Input »
* BEGIN *
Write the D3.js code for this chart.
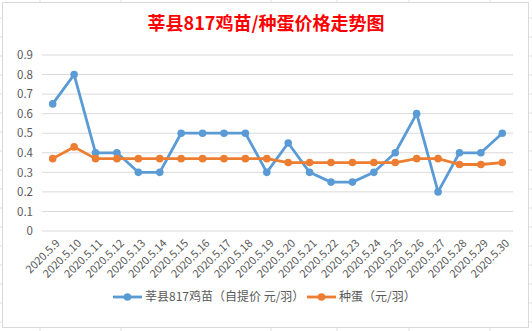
<!DOCTYPE html>
<html>
<head>
<meta charset="utf-8">
<script src="https://cdn.jsdelivr.net/npm/d3@7"></script>
<style>
  body { margin: 0; background: #fff; }
  text { font-family: "Noto Sans CJK SC", "Noto Sans", sans-serif; }
</style>
</head>
<body>
<div id="chart"></div>
<script>
// data
var dates = ["2020.5.9", "2020.5.10", "2020.5.11", "2020.5.12", "2020.5.13", "2020.5.14",
  "2020.5.15", "2020.5.16", "2020.5.17", "2020.5.18", "2020.5.19", "2020.5.20",
  "2020.5.21", "2020.5.22", "2020.5.23", "2020.5.24", "2020.5.25", "2020.5.26",
  "2020.5.27", "2020.5.28", "2020.5.29", "2020.5.30"];
var chicks = [0.65, 0.8, 0.4, 0.4, 0.3, 0.3, 0.5, 0.5, 0.5, 0.5, 0.3, 0.45,
  0.3, 0.25, 0.25, 0.3, 0.4, 0.6, 0.2, 0.4, 0.4, 0.5];
var eggs = [0.37, 0.43, 0.37, 0.37, 0.37, 0.37, 0.37, 0.37, 0.37, 0.37, 0.37, 0.35,
  0.35, 0.35, 0.35, 0.35, 0.35, 0.37, 0.37, 0.34, 0.34, 0.35];
var yTicks = [0, 0.1, 0.2, 0.3, 0.4, 0.5, 0.6, 0.7, 0.8, 0.9];
var seriesNames = ["莘县817鸡苗（自提价 元/羽）", "种蛋（元/羽）"];
var colors = ["#5b9bd5", "#ed7d31"];

var W = 532, H = 331;
var margin = {top: 55, right: 19, bottom: 100, left: 42},
    width = W - margin.left - margin.right,
    height = H - margin.top - margin.bottom;

var root = d3.select("#chart").append("svg")
  .attr("width", W)
  .attr("height", H);

// spreadsheet cells peeking out behind the chart
root.append("rect").attr("width", W).attr("height", H).attr("fill", "#fff");
[40, 121, 271, 337, 409, 490].forEach(function(x) {
  root.append("line").attr("x1", x).attr("x2", x).attr("y1", 0).attr("y2", H)
    .attr("stroke", "#e1e1e1");
});
[18, 37, 56, 75, 94, 113, 132, 151, 170, 189, 208, 227, 246, 265, 284, 303, 322].forEach(function(y) {
  root.append("line").attr("x1", 0).attr("x2", W).attr("y1", y).attr("y2", y)
    .attr("stroke", "#e1e1e1");
});

// chart area
root.append("rect")
  .attr("x", 2.5).attr("y", 2.5)
  .attr("width", 526).attr("height", 325)
  .attr("fill", "#fff")
  .attr("stroke", "#d9d9d9");

// title
root.append("text")
  .attr("x", 266).attr("y", 30)
  .attr("text-anchor", "middle")
  .attr("fill", "#ff0000")
  .style("font-size", "18px")
  .style("font-weight", "bold")
  .text("莘县817鸡苗/种蛋价格走势图");

var svg = root.append("g")
  .attr("transform", "translate(" + margin.left + "," + margin.top + ")");

var x = d3.scaleBand().domain(dates).range([0, width]);
var y = d3.scaleLinear().domain([0, 0.9]).range([height, 0]);

// gridlines
svg.selectAll(".grid").data(yTicks).enter().append("line")
  .attr("x1", 0).attr("x2", width)
  .attr("y1", function(d) { return y(d); })
  .attr("y2", function(d) { return y(d); })
  .attr("stroke", "#d9d9d9");

// y axis
var yAxis = svg.append("g")
  .call(d3.axisLeft(y).tickValues(yTicks).tickSize(0).tickPadding(9)
    .tickFormat(function(d) { return d === 0 ? "0" : d3.format(".1f")(d); }));
yAxis.select(".domain").remove();
yAxis.selectAll("text").attr("fill", "#595959").style("font-size", "11.5px");

// x axis
var xAxis = svg.append("g")
  .attr("transform", "translate(0," + height + ")")
  .call(d3.axisBottom(x).tickSize(0));
xAxis.select(".domain").remove();
xAxis.selectAll("text")
  .attr("fill", "#595959")
  .style("font-size", "11px")
  .attr("text-anchor", "end")
  .attr("dy", "0.35em")
  .attr("transform", "translate(3,8) rotate(-45)");

// lines and markers
[chicks, eggs].forEach(function(vals, i) {
  var pts = vals.map(function(v, j) { return [x(dates[j]) + x.bandwidth() / 2, y(v)]; });
  svg.append("path")
    .attr("d", d3.line()(pts))
    .attr("fill", "none")
    .attr("stroke", colors[i])
    .attr("stroke-width", 2.8)
    .attr("stroke-linejoin", "round");
  svg.selectAll(".m" + i).data(pts).enter().append("circle")
    .attr("cx", function(d) { return d[0]; })
    .attr("cy", function(d) { return d[1]; })
    .attr("r", 3.8)
    .attr("fill", colors[i]);
});

// legend
var legendX = [113, 307];
seriesNames.forEach(function(name, i) {
  var g = root.append("g").attr("transform", "translate(" + legendX[i] + ",297)");
  g.append("line").attr("x1", 0).attr("x2", 29).attr("y1", 0).attr("y2", 0)
    .attr("stroke", colors[i]).attr("stroke-width", 2.8);
  g.append("circle").attr("cx", 14.5).attr("cy", 0).attr("r", 3.8).attr("fill", colors[i]);
  g.append("text").attr("x", 32).attr("y", 0).attr("dy", "0.35em")
    .attr("fill", "#595959").style("font-size", "12px").text(name);
});
</script>
</body>
</html>
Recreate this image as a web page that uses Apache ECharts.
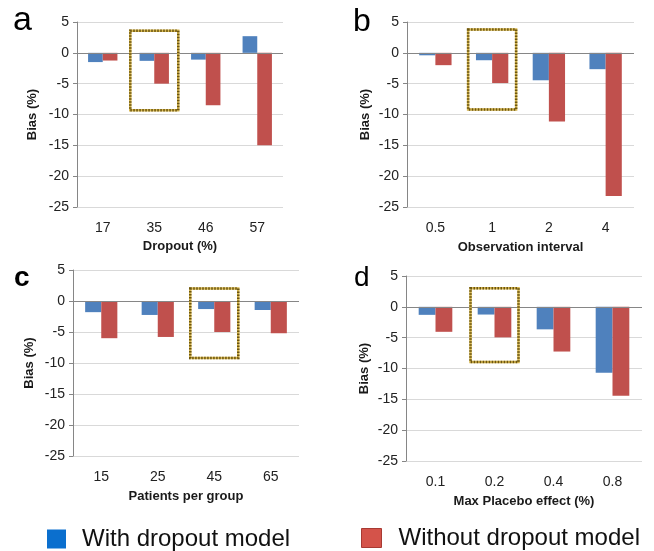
<!DOCTYPE html>
<html>
<head>
<meta charset="utf-8">
<script src="https://cdn.jsdelivr.net/npm/echarts@6/dist/echarts.min.js"></script>
<style>
  html, body { margin: 0; padding: 0; background: #fff; }
  #chart { width: 654px; height: 551px; }
</style>
</head>
<body>
<div id="chart"></div>
<script>
// values (bias in %)
var catsA = ['17', '35', '46', '57'];
var withA = [-1.5, -1.3, -1.1, 2.7];
var withoutA = [-1.25, -5.0, -8.5, -15.0];

var catsB = ['0.5', '1', '2', '4'];
var withB = [-0.4, -1.2, -4.45, -2.65];
var withoutB = [-2.0, -4.9, -11.15, -23.2];

var catsC = ['15', '25', '45', '65'];
var withC = [-1.8, -2.25, -1.3, -1.45];
var withoutC = [-6.0, -5.8, -5.0, -5.2];

var catsD = ['0.1', '0.2', '0.4', '0.8'];
var withD = [-1.3, -1.25, -3.65, -10.7];
var withoutD = [-4.05, -4.95, -7.25, -14.4];

// dotted highlight boxes: [category, top, bottom]
var boxA = ['35', 3.6, -9.3];
var boxB = ['1', 3.8, -9.2];
var boxC = ['45', 2.0, -9.2];
var boxD = ['0.2', 3.0, -8.95];

var xNames = ['Dropout (%)', 'Observation interval', 'Patients per group', 'Max Placebo effect (%)'];
var panelLetters = ['a', 'b', 'c', 'd'];
var seriesNames = ['With dropout model', 'Without dropout model'];

var blue = '#4f81bd';
var red = '#c0504d';
var font = 'Liberation Sans, Arial, sans-serif';

var layout = [
    { left: 77, top: 22, width: 206, height: 185, yGap: 38, xGap: 33 },
    { left: 407, top: 22, width: 227, height: 185, yGap: 35, xGap: 34 },
    { left: 73, top: 270, width: 226, height: 186, yGap: 37, xGap: 34 },
    { left: 406, top: 276, width: 236, height: 185, yGap: 35, xGap: 34 }
];
var letterPos = [
    { left: 13, top: 4, size: 34, weight: 'normal' },
    { left: 353, top: 6, size: 32, weight: 'normal' },
    { left: 14, top: 264, size: 28, weight: 'bold' },
    { left: 354, top: 264, size: 28, weight: 'normal' }
];

var panels = [
    [catsA, withA, withoutA, boxA],
    [catsB, withB, withoutB, boxB],
    [catsC, withC, withoutC, boxC],
    [catsD, withD, withoutD, boxD]
];

function boxItem(params, api) {
    var p1 = api.coord([api.value(0), api.value(1)]);
    var p2 = api.coord([api.value(0), api.value(2)]);
    var shape = { x: p1[0] - 24, y: p1[1], width: 48, height: p2[1] - p1[1] };
    return {
        type: 'group',
        children: [
            { type: 'rect', shape: shape, style: { fill: 'none', stroke: '#d8b850', lineWidth: 2.5 } },
            { type: 'rect', shape: shape, style: { fill: 'none', stroke: '#6b5512', lineWidth: 2.5, lineDash: [1.5, 1.5] } }
        ]
    };
}

var grid = [], xAxis = [], yAxis = [], series = [], title = [];
for (var i = 0; i < panels.length; i++) {
    var p = panels[i], L = layout[i];
    grid.push({ left: L.left, top: L.top, width: L.width, height: L.height });
    xAxis.push({
        type: 'category',
        gridIndex: i,
        data: p[0],
        name: xNames[i],
        nameLocation: 'middle',
        nameGap: L.xGap,
        nameTextStyle: { fontSize: 13, fontWeight: 'bold', color: '#1a1a1a', fontFamily: font },
        axisLine: { show: false, onZero: false },
        axisTick: { show: false },
        axisLabel: { fontSize: 14, color: '#222', margin: 14, fontFamily: font }
    });
    yAxis.push({
        type: 'value',
        gridIndex: i,
        min: -25,
        max: 5,
        interval: 5,
        name: 'Bias (%)',
        nameLocation: 'middle',
        nameGap: L.yGap,
        nameTextStyle: { fontSize: 13, fontWeight: 'bold', color: '#1a1a1a', fontFamily: font },
        axisLine: { show: true, lineStyle: { color: '#868686', width: 1 } },
        axisTick: { show: true, length: 4, lineStyle: { color: '#868686' } },
        axisLabel: { fontSize: 14, color: '#222', margin: 8, fontFamily: font },
        splitLine: { lineStyle: { color: '#d9d9d9', width: 1.2 } }
    });
    series.push({
        name: seriesNames[0],
        type: 'bar',
        xAxisIndex: i,
        yAxisIndex: i,
        data: p[1],
        barGap: 0,
        barCategoryGap: '43%',
        itemStyle: { color: blue },
        markLine: {
            silent: true,
            symbol: 'none',
            label: { show: false },
            lineStyle: { color: '#868686', type: 'solid', width: 1.2 },
            data: [{ yAxis: 0 }]
        }
    });
    series.push({
        name: seriesNames[1],
        type: 'bar',
        xAxisIndex: i,
        yAxisIndex: i,
        data: p[2],
        barGap: 0,
        barCategoryGap: '43%',
        itemStyle: { color: red }
    });
    series.push({
        type: 'custom',
        xAxisIndex: i,
        yAxisIndex: i,
        data: [p[3]],
        encode: { x: 0, y: [1, 2] },
        renderItem: boxItem,
        z: 10,
        silent: true
    });
    title.push({
        text: panelLetters[i],
        left: letterPos[i].left,
        top: letterPos[i].top,
        padding: 0,
        textStyle: { fontSize: letterPos[i].size, fontWeight: letterPos[i].weight, color: '#000', fontFamily: font }
    });
}

var myChart = echarts.init(document.getElementById('chart'));
myChart.setOption({
    animation: false,
    textStyle: { fontFamily: font },
    title: title,
    grid: grid,
    xAxis: xAxis,
    yAxis: yAxis,
    legend: [
        {
            left: 47, top: 527, padding: 0,
            itemWidth: 19, itemHeight: 19,
            icon: 'rect',
            data: [{ name: seriesNames[0], itemStyle: { color: '#0b6fce' } }],
            textStyle: { fontSize: 24, color: '#111', padding: [0, 0, 0, 11], fontFamily: font }
        },
        {
            left: 361, top: 526, padding: 0,
            itemWidth: 20, itemHeight: 19,
            icon: 'rect',
            data: [{ name: seriesNames[1], itemStyle: { color: '#d4534a', borderColor: '#a83a33', borderWidth: 1 } }],
            textStyle: { fontSize: 24, color: '#111', padding: [0, 0, 0, 12], fontFamily: font }
        }
    ],
    series: series
});
</script>
</body>
</html>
* END *
Problem » Above are the records. Copy only the lines from the one with "Recreate this image" through the one with "var withoutD = [-4.05, -4.95, -7.25, -14.4];", exactly, with no pictures.

The reply »
Recreate this image as a web page that uses Apache ECharts.
<!DOCTYPE html>
<html>
<head>
<meta charset="utf-8">
<script src="https://cdn.jsdelivr.net/npm/echarts@6/dist/echarts.min.js"></script>
<style>
  html, body { margin: 0; padding: 0; background: #fff; }
  #chart { width: 654px; height: 551px; }
</style>
</head>
<body>
<div id="chart"></div>
<script>
// values (bias in %)
var catsA = ['17', '35', '46', '57'];
var withA = [-1.5, -1.3, -1.1, 2.7];
var withoutA = [-1.25, -5.0, -8.5, -15.0];

var catsB = ['0.5', '1', '2', '4'];
var withB = [-0.4, -1.2, -4.45, -2.65];
var withoutB = [-2.0, -4.9, -11.15, -23.2];

var catsC = ['15', '25', '45', '65'];
var withC = [-1.8, -2.25, -1.3, -1.45];
var withoutC = [-6.0, -5.8, -5.0, -5.2];

var catsD = ['0.1', '0.2', '0.4', '0.8'];
var withD = [-1.3, -1.25, -3.65, -10.7];
var withoutD = [-4.05, -4.95, -7.25, -14.4];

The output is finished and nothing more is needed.